The steadily increasing number of flights between Polish airports and various countries, especially the ones offered by low-cost airlines, positively affects the number of people visiting the country. The number of passengers at the two Warsaw airports (Chopin Airport and Modlin Airport) grew by 25% year-on-year in 2023. At the same time, the number of passengers has returned to pre-pandemic levels. Forecasts indicate that passenger traffic will continue to grow in 2024, albeit at a slower pace. This upward trend at Warsaw airports may be disrupted by the recently announced information from Ryanair about transferring some of its flights in the summer season from Modlin. However, this will provide an opportunity for other airports in Poland to expand their flight network in 2024.

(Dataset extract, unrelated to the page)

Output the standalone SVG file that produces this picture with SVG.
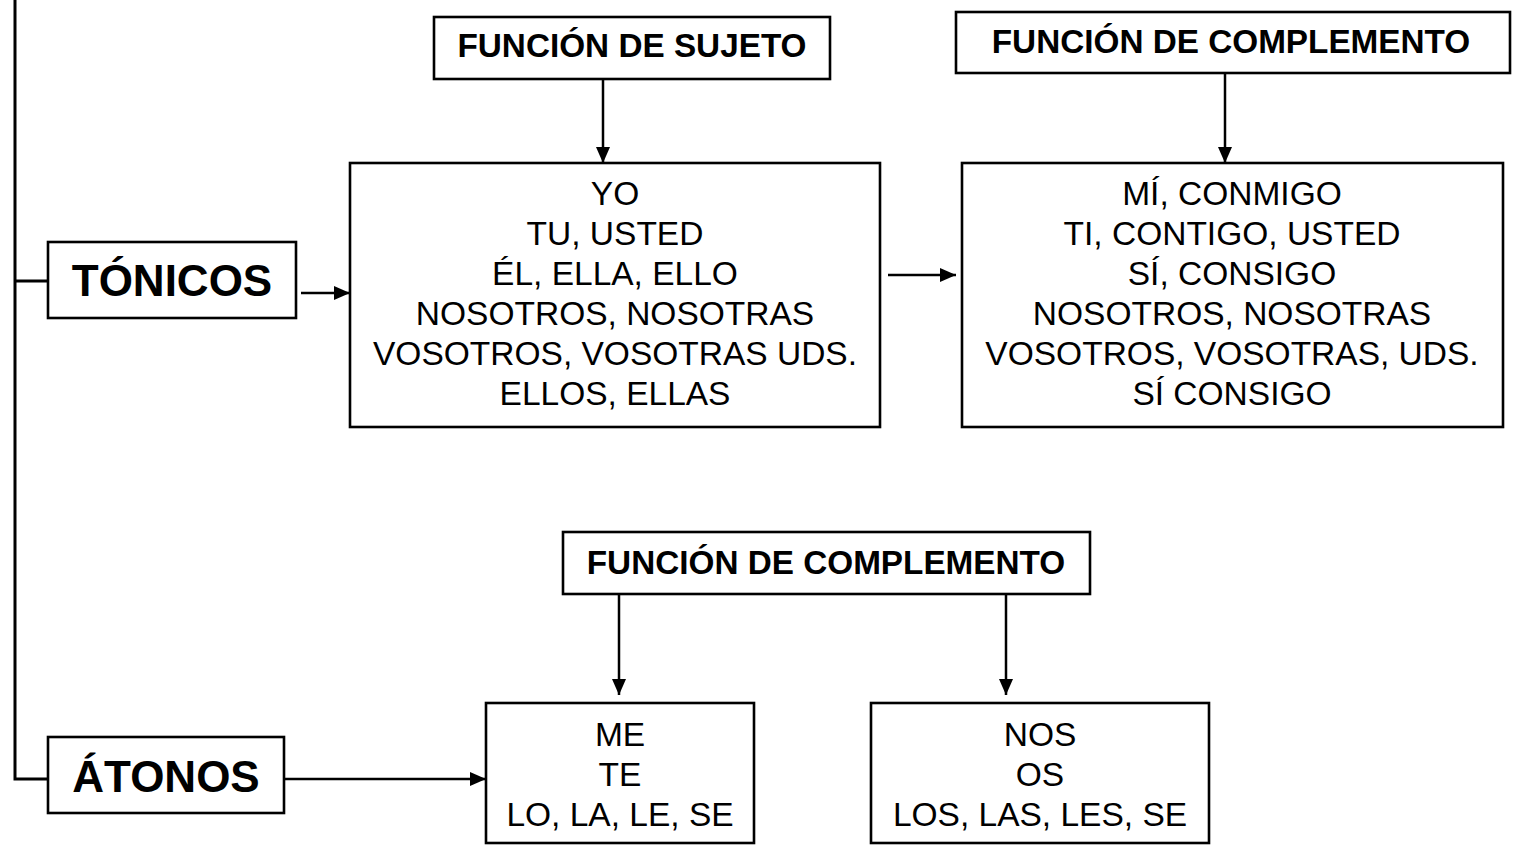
<svg xmlns="http://www.w3.org/2000/svg" width="1521" height="849" viewBox="0 0 1521 849">
<style>
.box{fill:#fff;stroke:#000;stroke-width:2.6}
.ln{fill:none;stroke:#000;stroke-width:2.5}
.trunk{fill:none;stroke:#000;stroke-width:3}
.b{font-family:"Liberation Sans",Arial,sans-serif;font-size:33.5px;text-anchor:middle;fill:#000}
.h{font-family:"Liberation Sans",Arial,sans-serif;font-size:33.3px;font-weight:bold;text-anchor:middle;fill:#000}
.big{font-family:"Liberation Sans",Arial,sans-serif;font-size:44px;font-weight:bold;text-anchor:middle;fill:#000}
</style>
<defs>
<marker id="arr" markerUnits="userSpaceOnUse" markerWidth="17" markerHeight="16" refX="16" refY="8" orient="auto">
<path d="M0,1 L16,8 L0,15 Z" fill="#000"/>
</marker>
</defs>
<g id="connectors">
<path class="trunk" d="M15,0 V779 H48"/>
<path class="trunk" d="M15,281 H48"/>
<path class="ln" d="M301,293 H350" marker-end="url(#arr)"/>
<path class="ln" d="M603,79 V163" marker-end="url(#arr)"/>
<path class="ln" d="M1225,73 V163" marker-end="url(#arr)"/>
<path class="ln" d="M888,275 H956" marker-end="url(#arr)"/>
<path class="ln" d="M619,594 V695" marker-end="url(#arr)"/>
<path class="ln" d="M1006,594 V695" marker-end="url(#arr)"/>
<path class="ln" d="M284,779 H486" marker-end="url(#arr)"/>
</g>
<g id="tonicos">
<rect class="box" x="48" y="242" width="248" height="76"/>
<text class="big" x="172" y="296">TÓNICOS</text>
</g>
<g id="atonos">
<rect class="box" x="48" y="737" width="236" height="76"/>
<text class="big" x="166" y="792">ÁTONOS</text>
</g>
<g id="sujeto">
<rect class="box" x="434" y="17" width="396" height="62"/>
<text class="h" x="632" y="57">FUNCIÓN DE SUJETO</text>
</g>
<g id="complemento-top">
<rect class="box" x="956" y="12" width="554" height="61"/>
<text class="h" x="1231" y="53">FUNCIÓN DE COMPLEMENTO</text>
</g>
<g id="complemento-bottom">
<rect class="box" x="563" y="532" width="527" height="62"/>
<text class="h" x="826" y="574">FUNCIÓN DE COMPLEMENTO</text>
</g>
<g id="sujeto-list">
<rect class="box" x="350" y="163" width="530" height="264"/>
<text class="b" x="615" y="205">YO</text>
<text class="b" x="615" y="245">TU, USTED</text>
<text class="b" x="615" y="285">ÉL, ELLA, ELLO</text>
<text class="b" x="615" y="325">NOSOTROS, NOSOTRAS</text>
<text class="b" x="615" y="365">VOSOTROS, VOSOTRAS UDS.</text>
<text class="b" x="615" y="405">ELLOS, ELLAS</text>
</g>
<g id="complemento-list">
<rect class="box" x="962" y="163" width="541" height="264"/>
<text class="b" x="1232" y="205">MÍ, CONMIGO</text>
<text class="b" x="1232" y="245">TI, CONTIGO, USTED</text>
<text class="b" x="1232" y="285">SÍ, CONSIGO</text>
<text class="b" x="1232" y="325">NOSOTROS, NOSOTRAS</text>
<text class="b" x="1232" y="365">VOSOTROS, VOSOTRAS, UDS.</text>
<text class="b" x="1232" y="405">SÍ CONSIGO</text>
</g>
<g id="singular">
<rect class="box" x="486" y="703" width="268" height="140"/>
<text class="b" x="620" y="746">ME</text>
<text class="b" x="620" y="786">TE</text>
<text class="b" x="620" y="826">LO, LA, LE, SE</text>
</g>
<g id="plural">
<rect class="box" x="871" y="703" width="338" height="140"/>
<text class="b" x="1040" y="746">NOS</text>
<text class="b" x="1040" y="786">OS</text>
<text class="b" x="1040" y="826">LOS, LAS, LES, SE</text>
</g>
</svg>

Proper Profitability Despite Rising Costs

HotStats data shows that in 2023, hotels in Warsaw recorded an average percentage of gross operating profit in total revenues of 35%, which is worse than in competitor destinations such as Prague (37%) and Budapest (36%), but better than in Vienna (26%) or Berlin (26%). Hotel owners have focused on increasing the ADR to mitigate any negative effects of rising operating costs.

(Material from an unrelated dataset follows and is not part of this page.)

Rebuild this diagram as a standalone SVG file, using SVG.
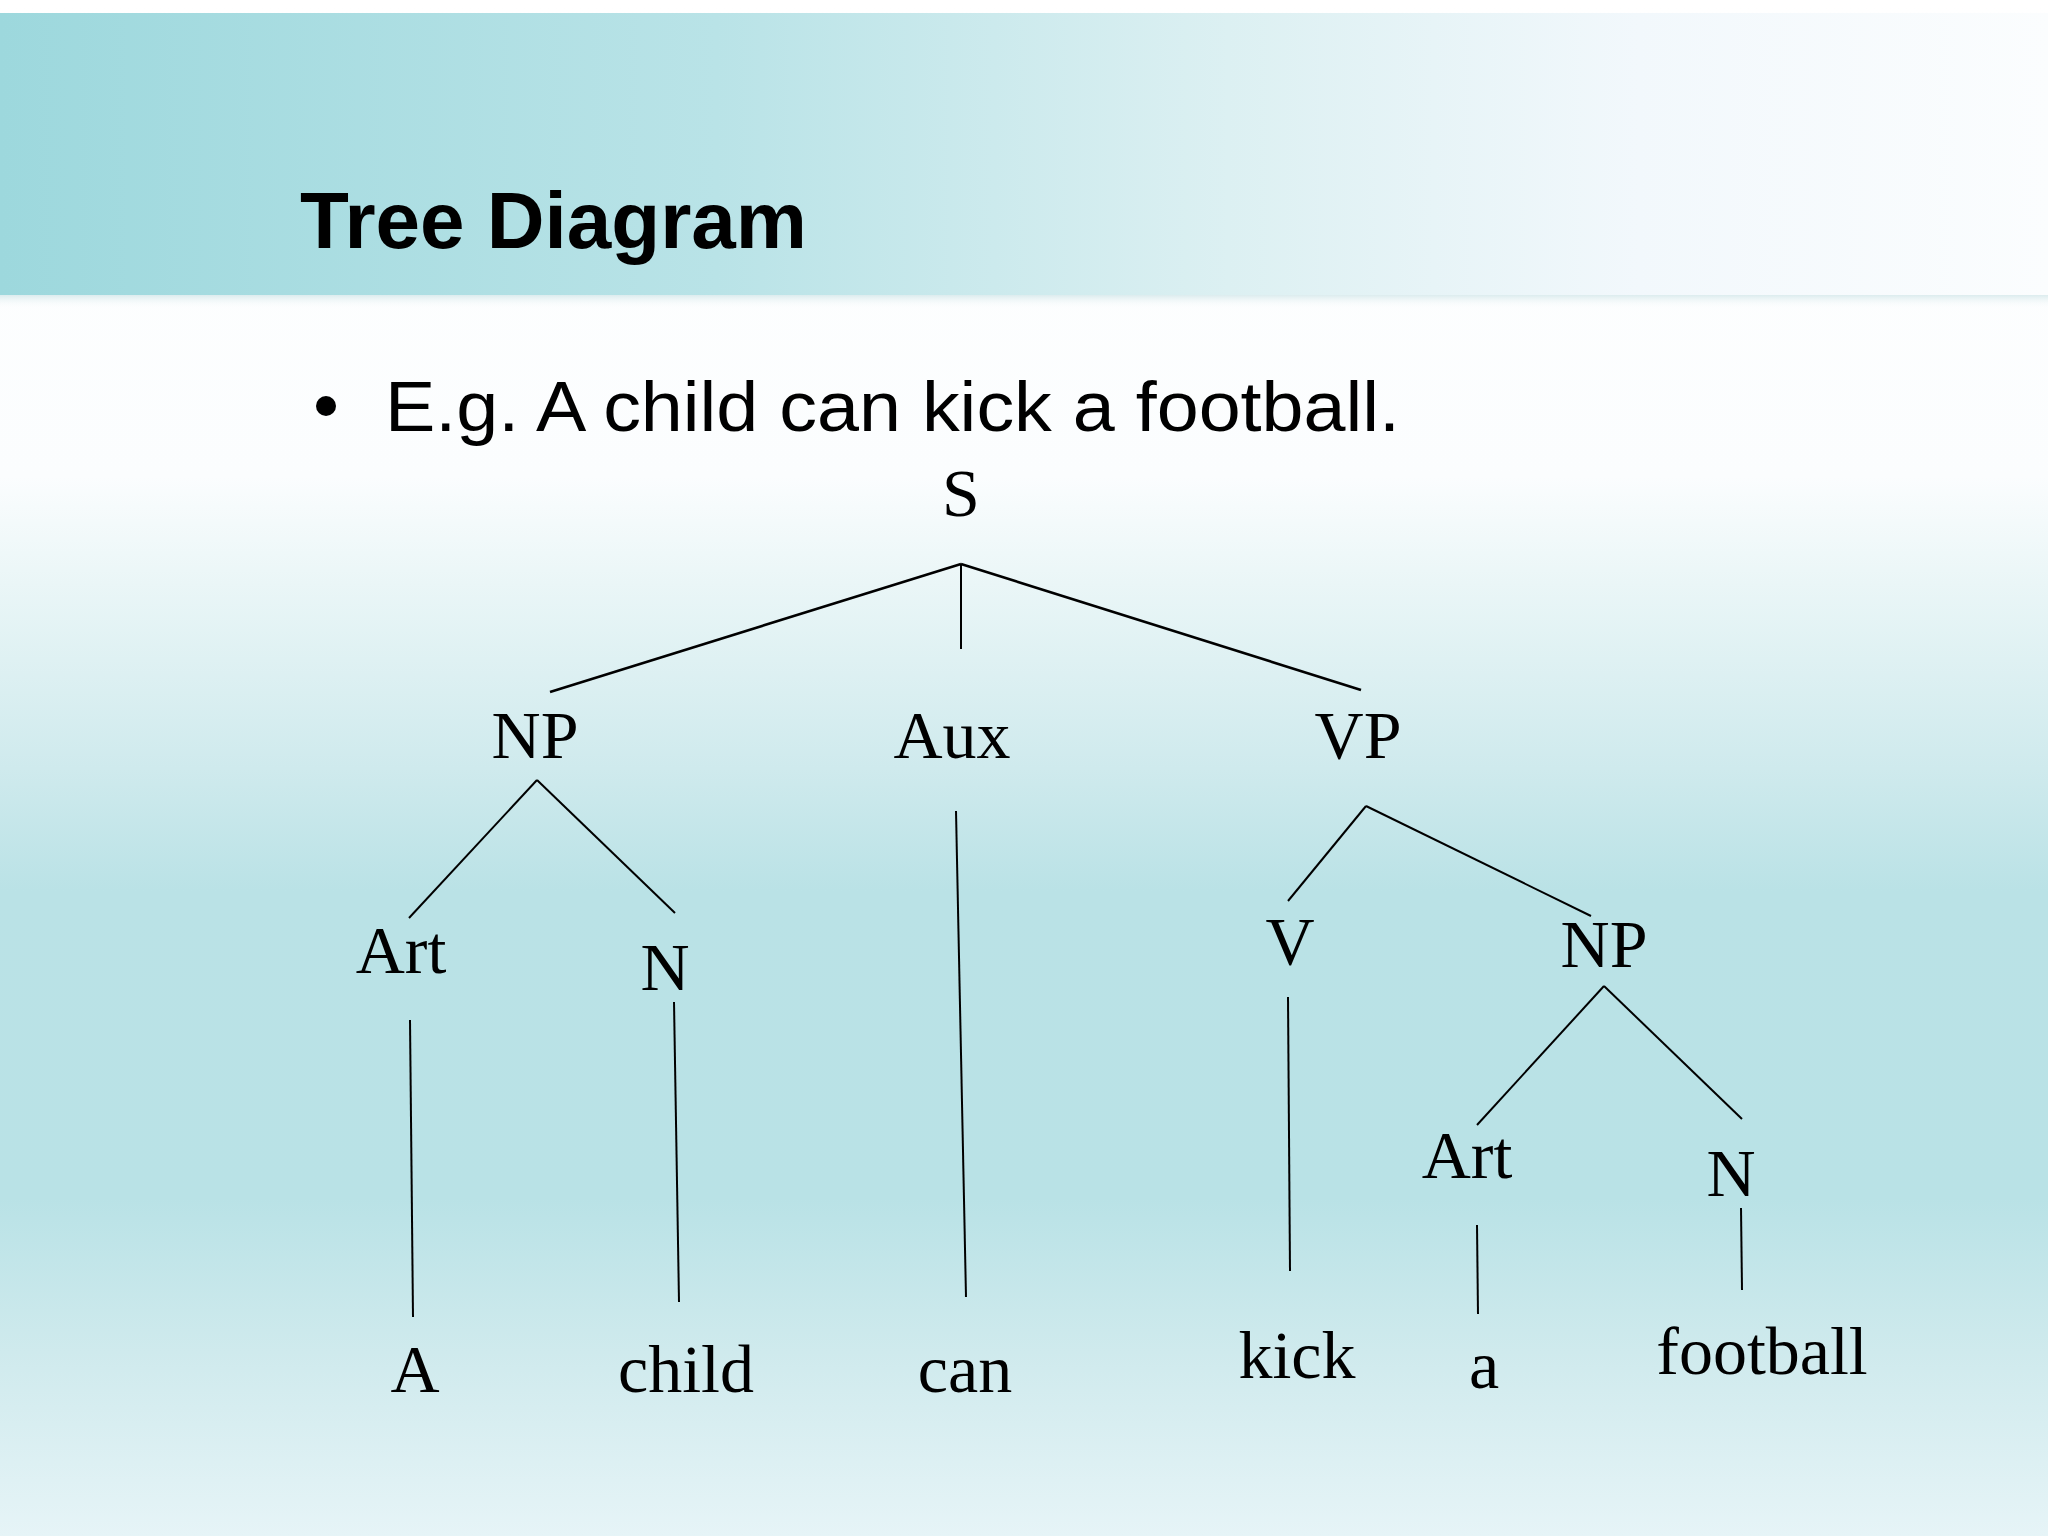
<svg xmlns="http://www.w3.org/2000/svg" width="2048" height="1536" viewBox="0 0 2048 1536">
<defs>
<linearGradient id="bg" x1="0" y1="0" x2="0" y2="1">
<stop offset="0" stop-color="#ffffff"/>
<stop offset="0.31" stop-color="#fbfdfe"/>
<stop offset="0.38" stop-color="#eaf6f7"/>
<stop offset="0.5" stop-color="#cfeaed"/>
<stop offset="0.58" stop-color="#bae2e6"/>
<stop offset="0.78" stop-color="#b9e2e6"/>
<stop offset="0.88" stop-color="#cfeaed"/>
<stop offset="1" stop-color="#e6f4f7"/>
</linearGradient>
<linearGradient id="hdr" x1="0" y1="0" x2="1" y2="0">
<stop offset="0" stop-color="#9dd8dd"/>
<stop offset="0.35" stop-color="#b9e3e7"/>
<stop offset="0.6" stop-color="#dcf0f2"/>
<stop offset="0.8" stop-color="#f2f8fc"/>
<stop offset="1" stop-color="#fbfdfe"/>
</linearGradient>
<linearGradient id="shadow" x1="0" y1="0" x2="0" y2="1">
<stop offset="0" stop-color="#dcecee"/>
<stop offset="1" stop-color="#ffffff" stop-opacity="0"/>
</linearGradient>
</defs>
<style>
.lbl{font-family:"Liberation Serif","Times New Roman",serif;font-size:68px;fill:#000;text-anchor:middle}
.edge{stroke:#000;stroke-width:2;fill:none}
.edge2{stroke:#000;stroke-width:2.6;fill:none}
</style>
<rect width="2048" height="1536" fill="url(#bg)"/>
<rect x="0" y="13" width="2048" height="282" fill="url(#hdr)"/>
<rect x="0" y="295" width="2048" height="14" fill="url(#shadow)"/>
<text x="300" y="248" font-family="'Liberation Sans',Arial,sans-serif" font-weight="bold" font-size="80" fill="#000">Tree Diagram</text>
<circle cx="326" cy="406" r="10" fill="#000"/>
<text x="385" y="431" font-family="'Liberation Sans',Arial,sans-serif" font-size="70" fill="#000" textLength="1015" lengthAdjust="spacingAndGlyphs">E.g. A child can kick a football.</text>
<g id="connectors">
<line class="edge2" x1="961" y1="564" x2="550" y2="692"/>
<line class="edge" x1="961" y1="564" x2="961" y2="649"/>
<line class="edge2" x1="961" y1="564" x2="1361" y2="690"/>
<line class="edge" x1="537" y1="780" x2="409" y2="918"/>
<line class="edge" x1="537" y1="780" x2="675" y2="913"/>
<line class="edge" x1="410" y1="1020" x2="413" y2="1317"/>
<line class="edge" x1="674" y1="1002" x2="679" y2="1302"/>
<line class="edge" x1="956" y1="811" x2="966" y2="1297"/>
<line class="edge" x1="1366" y1="806" x2="1288" y2="901"/>
<line class="edge" x1="1366" y1="806" x2="1591" y2="916"/>
<line class="edge" x1="1288" y1="997" x2="1290" y2="1271"/>
<line class="edge" x1="1604" y1="986" x2="1477" y2="1125"/>
<line class="edge" x1="1604" y1="986" x2="1742" y2="1119"/>
<line class="edge" x1="1477" y1="1225" x2="1478" y2="1314"/>
<line class="edge" x1="1741" y1="1208" x2="1742" y2="1290"/>
</g>
<g id="n-S"><text class="lbl" x="961" y="516">S</text></g>
<g id="n-NP"><text class="lbl" x="535" y="758">NP</text></g>
<g id="n-Aux"><text class="lbl" x="952" y="758">Aux</text></g>
<g id="n-VP"><text class="lbl" x="1358" y="758">VP</text></g>
<g id="n-Art1"><text class="lbl" x="401" y="973">Art</text></g>
<g id="n-N1"><text class="lbl" x="665" y="990">N</text></g>
<g id="n-V"><text class="lbl" x="1290" y="964">V</text></g>
<g id="n-NP2"><text class="lbl" x="1604" y="967">NP</text></g>
<g id="n-Art2"><text class="lbl" x="1467" y="1178">Art</text></g>
<g id="n-N2"><text class="lbl" x="1731" y="1196">N</text></g>
<g id="w-A"><text class="lbl" x="415" y="1392">A</text></g>
<g id="w-child"><text class="lbl" x="686" y="1392">child</text></g>
<g id="w-can"><text class="lbl" x="965" y="1392">can</text></g>
<g id="w-kick"><text class="lbl" x="1297" y="1378">kick</text></g>
<g id="w-a"><text class="lbl" x="1484" y="1388">a</text></g>
<g id="w-football"><text class="lbl" x="1762" y="1374">football</text></g>
</svg>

ADR growth in Warsaw of almost 25% (compared to 2019, in EUR) is lower than in Budapest (34%) and in Europe overall (27%), but higher than in other CEE-6 markets such as Prague, Sofia, Bratislava, and Bucharest. It is worth noticing that while Warsaw hotels still have the lowest ADR among the CEE-6 capitals, RevPAR – average revenue per available room (in EUR) – for Warsaw in 2023 was higher than in Bucharest, Bratislava, and Sofia due to the high occupancy rate.

Gradual Return to Investment Activity in the Hotel Market

The landscape of transactional investments in the Polish hotel market is returning to stability following COVID-19, and energy crises, despite ongoing geopolitical and economic challenges, such as the Russian war in Ukraine and conflicts in the Middle East. The volume of transactions in the Polish hotel market reached around €83 million in 2023. While this is still below 2019 levels, it’s decidedly more than in 2022.

“Although we are still far from the volume of investment transactions on Poland’s hotel market noted before the pandemic, undoubtedly 2023 was a good omen for the coming months. We have recorded four transactions involving a total of over 760 hotel rooms. While some related to purchases made by Polish investors, the climax of the year was undoubtedly the acquisition of Crown Plaza and Holiday Inn Express hotels in The Warsaw HUB by a French fund, mediated by Cushman & Wakefield. This is a harbinger of further transactions involving international capital,” says Maciej Prończuk.

Capitalization rates in the Warsaw hotel market in 2023 increased by 25 bp compared to 2022. The negative impact on property values was mitigated thanks to a marked improvement in revenues.

“In 2024, with predictions of a slowdown in inflation rate increases, which can have a positive effect on interest rates, we expect a stabilization of capitalization rates in the hotel market,” summarizes Maciej Prończuk.